- Task instructions
Faithfully return all lines, omitting every embedded picture.
______________________________
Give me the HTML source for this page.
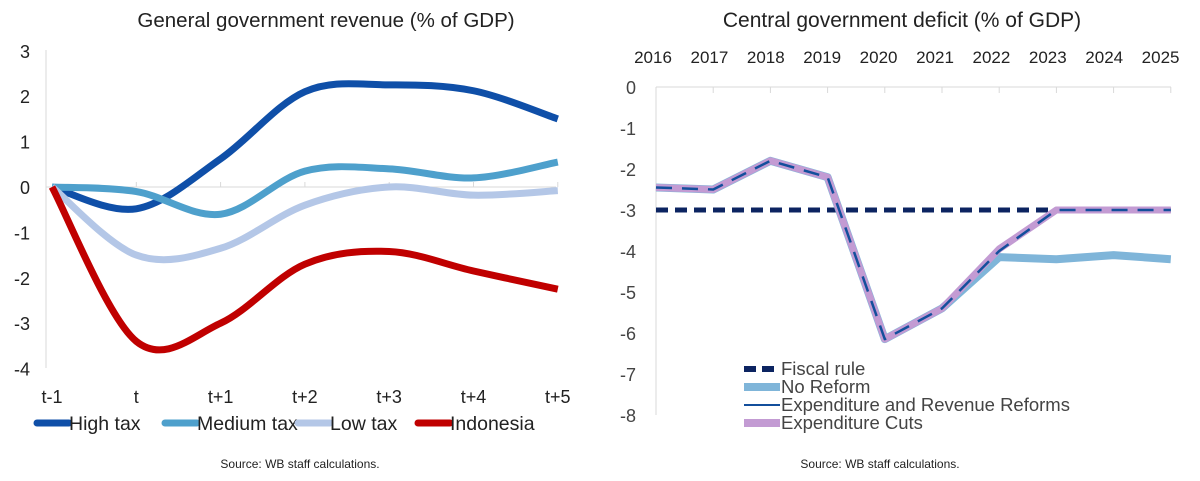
<!DOCTYPE html>
<html><head><meta charset="utf-8"><style>
body{margin:0;background:#fff;width:1200px;height:481px;overflow:hidden;font-family:"Liberation Sans",sans-serif}
svg{position:absolute;left:0;top:0}
</style></head><body>
<svg width="1200" height="481" id="s">
<text x="326" y="27" font-size="20.5" text-anchor="middle" fill="#222">General government revenue (% of GDP)</text>
<text x="902" y="27" font-size="21" text-anchor="middle" fill="#222">Central government deficit (% of GDP)</text>
<text x="300" y="468" font-size="12" text-anchor="middle" fill="#222">Source: WB staff calculations.</text>
<text x="880" y="468" font-size="12" text-anchor="middle" fill="#222">Source: WB staff calculations.</text>
<g id="L"></g><g id="R"></g>
</svg>
<script>
// left chart data
const leftCats=["t-1","t","t+1","t+2","t+3","t+4","t+5"];
const leftTicks=[3,2,1,0,-1,-2,-3,-4];
const highTax=[0,-0.48,0.62,2.1,2.25,2.12,1.5];
const medTax=[0,-0.1,-0.6,0.35,0.4,0.2,0.55];
const lowTax=[0,-1.5,-1.35,-0.4,0.0,-0.18,-0.08];
const indonesia=[0,-3.4,-3.0,-1.7,-1.42,-1.85,-2.25];
// right chart data
const years=["2016","2017","2018","2019","2020","2021","2022","2023","2024","2025"];
const rightTicks=[0,-1,-2,-3,-4,-5,-6,-7,-8];
const fiscalRule=[-3,-3,-3,-3,-3,-3,-3,-3,-3,-3];
const noReform=[-2.45,-2.5,-1.8,-2.2,-6.15,-5.4,-4.15,-4.2,-4.1,-4.2];
const expRev=[-2.45,-2.5,-1.8,-2.2,-6.15,-5.4,-4.0,-3.0,-3.0,-3.0];
const expCuts=[-2.45,-2.5,-1.8,-2.2,-6.15,-5.4,-3.95,-3.0,-3.0,-3.0];

const NS="http://www.w3.org/2000/svg";
function mk(p,t,a){const e=document.createElementNS(NS,t);for(const k in a)e.setAttribute(k,a[k]);p.appendChild(e);return e;}
const L=document.getElementById('L'),R=document.getElementById('R');
const lx=i=>52+i*84.3, ly=v=>187-v*45.4;
let ax=mk(L,'line',{x1:46,y1:50,x2:46,y2:368,stroke:'#d9d9d9'});

let zl=mk(L,'line',{x1:46,y1:187,x2:556,y2:187,stroke:'#d9d9d9'});

leftTicks.forEach(v=>{const t=mk(L,'text',{x:30,y:ly(v)+7,'font-size':18,'text-anchor':'end',fill:'#222'});t.textContent=v;
});
leftCats.forEach((c,i)=>{const t=mk(L,'text',{x:lx(i),y:403,'font-size':18,'text-anchor':'middle',fill:'#222'});t.textContent=c;

if(i>0){mk(L,'line',{x1:lx(i),y1:182,x2:lx(i),y2:187,stroke:'#d9d9d9'});}});
function smooth(vals){const p=vals.map((v,i)=>[lx(i),ly(v)]);let d=`M${p[0][0]},${p[0][1]}`;
for(let i=0;i<p.length-1;i++){const p0=p[Math.max(0,i-1)],p1=p[i],p2=p[i+1],p3=p[Math.min(p.length-1,i+2)];
const c1=[p1[0]+(p2[0]-p0[0])/6,p1[1]+(p2[1]-p0[1])/6],c2=[p2[0]-(p3[0]-p1[0])/6,p2[1]-(p3[1]-p1[1])/6];
d+=` C${c1[0]},${c1[1]} ${c2[0]},${c2[1]} ${p2[0]},${p2[1]}`;}return d;}
[[highTax,'#0f4fa8','high-tax-line'],[medTax,'#4ea0cc','medium-tax-line'],[lowTax,'#b4c7e7','low-tax-line'],[indonesia,'#c00000','indonesia-line']].forEach(([v,c,n])=>{
const e=mk(L,'path',{d:smooth(v),fill:'none',stroke:c,'stroke-width':7});
});
[['High tax','#0f4fa8',37],['Medium tax','#4ea0cc',165],['Low tax','#b4c7e7',298],['Indonesia','#c00000',418]].forEach(([t,c,x])=>{
const g=mk(L,'g',{});
mk(g,'line',{x1:x,y1:423,x2:x+32,y2:423,stroke:c,'stroke-width':7,'stroke-linecap':'round'});
const tx=mk(g,'text',{x:x+32,y:430,'font-size':19.5,fill:'#222'});tx.textContent=t;});
// right chart
const rx=i=>656+i*57.2, ry=v=>87-v*41;
let ra=mk(R,'line',{x1:656,y1:87,x2:656,y2:415,stroke:'#d9d9d9'});

let rt=mk(R,'line',{x1:656,y1:87,x2:1171,y2:87,stroke:'#d9d9d9'});

rightTicks.forEach(v=>{const t=mk(R,'text',{x:636,y:ry(v)+7,'font-size':18,'text-anchor':'end',fill:'#444'});t.textContent=v;
});
years.forEach((y,i)=>{const t=mk(R,'text',{x:rx(i)-3-i*0.8,y:63,'font-size':17,'text-anchor':'middle',fill:'#222'});t.textContent=y;

mk(R,'line',{x1:rx(i),y1:87,x2:rx(i),y2:93,stroke:'#d9d9d9'});});
const pl=v=>v.map((x,i)=>`${rx(i)},${ry(x)}`).join(' ');
[[fiscalRule,'#0c2461',5,'12 7','fiscal-rule-line'],[noReform,'#7fb5d9',8,'','no-reform-line'],[expCuts,'#c39bd3',7,'','expenditure-cuts-line'],[expRev,'#134f9c',2.5,'16 10','exp-rev-reforms-line']].forEach(([v,c,w,da,n])=>{
const a={points:pl(v),fill:'none',stroke:c,'stroke-width':w,'stroke-linejoin':'round'};if(da)a['stroke-dasharray']=da;
const e=mk(R,'polyline',a);});
[['Fiscal rule','#0c2461',6,'12 6',369],['No Reform','#7fb5d9',8,'',387],['Expenditure and Revenue Reforms','#134f9c',2,'',405],['Expenditure Cuts','#c39bd3',8,'',423]].forEach(([t,c,w,da,y])=>{
const g=mk(R,'g',{});
const a={x1:744,y1:y,x2:780,y2:y,stroke:c,'stroke-width':w};if(da)a['stroke-dasharray']=da;mk(g,'line',a);
const tx=mk(g,'text',{x:781,y:y+6,'font-size':18.5,fill:'#444'});tx.textContent=t;});
</script>
</body></html>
______________________________
- Finished answer
Give me the HTML source for this page.
<!DOCTYPE html>
<html><head><meta charset="utf-8"><style>
body{margin:0;background:#fff;width:1200px;height:481px;overflow:hidden;font-family:"Liberation Sans",sans-serif}
svg{position:absolute;left:0;top:0}
</style></head><body>
<svg width="1200" height="481" id="s">
<text x="326" y="27" font-size="20.5" text-anchor="middle" fill="#222">General government revenue (% of GDP)</text>
<text x="902" y="27" font-size="21" text-anchor="middle" fill="#222">Central government deficit (% of GDP)</text>
<text x="300" y="468" font-size="12" text-anchor="middle" fill="#222">Source: WB staff calculations.</text>
<text x="880" y="468" font-size="12" text-anchor="middle" fill="#222">Source: WB staff calculations.</text>
<g id="L"></g><g id="R"></g>
</svg>
<script>
// left chart data
const leftCats=["t-1","t","t+1","t+2","t+3","t+4","t+5"];
const leftTicks=[3,2,1,0,-1,-2,-3,-4];
const highTax=[0,-0.48,0.62,2.1,2.25,2.12,1.5];
const medTax=[0,-0.1,-0.6,0.35,0.4,0.2,0.55];
const lowTax=[0,-1.5,-1.35,-0.4,0.0,-0.18,-0.08];
const indonesia=[0,-3.4,-3.0,-1.7,-1.42,-1.85,-2.25];
// right chart data
const years=["2016","2017","2018","2019","2020","2021","2022","2023","2024","2025"];
const rightTicks=[0,-1,-2,-3,-4,-5,-6,-7,-8];
const fiscalRule=[-3,-3,-3,-3,-3,-3,-3,-3,-3,-3];
const noReform=[-2.45,-2.5,-1.8,-2.2,-6.15,-5.4,-4.15,-4.2,-4.1,-4.2];
const expRev=[-2.45,-2.5,-1.8,-2.2,-6.15,-5.4,-4.0,-3.0,-3.0,-3.0];
const expCuts=[-2.45,-2.5,-1.8,-2.2,-6.15,-5.4,-3.95,-3.0,-3.0,-3.0];

const NS="http://www.w3.org/2000/svg";
function mk(p,t,a){const e=document.createElementNS(NS,t);for(const k in a)e.setAttribute(k,a[k]);p.appendChild(e);return e;}
const L=document.getElementById('L'),R=document.getElementById('R');
const lx=i=>52+i*84.3, ly=v=>187-v*45.4;
let ax=mk(L,'line',{x1:46,y1:50,x2:46,y2:368,stroke:'#d9d9d9'});

let zl=mk(L,'line',{x1:46,y1:187,x2:556,y2:187,stroke:'#d9d9d9'});

leftTicks.forEach(v=>{const t=mk(L,'text',{x:30,y:ly(v)+7,'font-size':18,'text-anchor':'end',fill:'#222'});t.textContent=v;
});
leftCats.forEach((c,i)=>{const t=mk(L,'text',{x:lx(i),y:403,'font-size':18,'text-anchor':'middle',fill:'#222'});t.textContent=c;

if(i>0){mk(L,'line',{x1:lx(i),y1:182,x2:lx(i),y2:187,stroke:'#d9d9d9'});}});
function smooth(vals){const p=vals.map((v,i)=>[lx(i),ly(v)]);let d=`M${p[0][0]},${p[0][1]}`;
for(let i=0;i<p.length-1;i++){const p0=p[Math.max(0,i-1)],p1=p[i],p2=p[i+1],p3=p[Math.min(p.length-1,i+2)];
const c1=[p1[0]+(p2[0]-p0[0])/6,p1[1]+(p2[1]-p0[1])/6],c2=[p2[0]-(p3[0]-p1[0])/6,p2[1]-(p3[1]-p1[1])/6];
d+=` C${c1[0]},${c1[1]} ${c2[0]},${c2[1]} ${p2[0]},${p2[1]}`;}return d;}
[[highTax,'#0f4fa8','high-tax-line'],[medTax,'#4ea0cc','medium-tax-line'],[lowTax,'#b4c7e7','low-tax-line'],[indonesia,'#c00000','indonesia-line']].forEach(([v,c,n])=>{
const e=mk(L,'path',{d:smooth(v),fill:'none',stroke:c,'stroke-width':7});
});
[['High tax','#0f4fa8',37],['Medium tax','#4ea0cc',165],['Low tax','#b4c7e7',298],['Indonesia','#c00000',418]].forEach(([t,c,x])=>{
const g=mk(L,'g',{});
mk(g,'line',{x1:x,y1:423,x2:x+32,y2:423,stroke:c,'stroke-width':7,'stroke-linecap':'round'});
const tx=mk(g,'text',{x:x+32,y:430,'font-size':19.5,fill:'#222'});tx.textContent=t;});
// right chart
const rx=i=>656+i*57.2, ry=v=>87-v*41;
let ra=mk(R,'line',{x1:656,y1:87,x2:656,y2:415,stroke:'#d9d9d9'});

let rt=mk(R,'line',{x1:656,y1:87,x2:1171,y2:87,stroke:'#d9d9d9'});

rightTicks.forEach(v=>{const t=mk(R,'text',{x:636,y:ry(v)+7,'font-size':18,'text-anchor':'end',fill:'#444'});t.textContent=v;
});
years.forEach((y,i)=>{const t=mk(R,'text',{x:rx(i)-3-i*0.8,y:63,'font-size':17,'text-anchor':'middle',fill:'#222'});t.textContent=y;

mk(R,'line',{x1:rx(i),y1:87,x2:rx(i),y2:93,stroke:'#d9d9d9'});});
const pl=v=>v.map((x,i)=>`${rx(i)},${ry(x)}`).join(' ');
[[fiscalRule,'#0c2461',5,'12 7','fiscal-rule-line'],[noReform,'#7fb5d9',8,'','no-reform-line'],[expCuts,'#c39bd3',7,'','expenditure-cuts-line'],[expRev,'#134f9c',2.5,'16 10','exp-rev-reforms-line']].forEach(([v,c,w,da,n])=>{
const a={points:pl(v),fill:'none',stroke:c,'stroke-width':w,'stroke-linejoin':'round'};if(da)a['stroke-dasharray']=da;
const e=mk(R,'polyline',a);});
[['Fiscal rule','#0c2461',6,'12 6',369],['No Reform','#7fb5d9',8,'',387],['Expenditure and Revenue Reforms','#134f9c',2,'',405],['Expenditure Cuts','#c39bd3',8,'',423]].forEach(([t,c,w,da,y])=>{
const g=mk(R,'g',{});
const a={x1:744,y1:y,x2:780,y2:y,stroke:c,'stroke-width':w};if(da)a['stroke-dasharray']=da;mk(g,'line',a);
const tx=mk(g,'text',{x:781,y:y+6,'font-size':18.5,fill:'#444'});tx.textContent=t;});
</script>
</body></html>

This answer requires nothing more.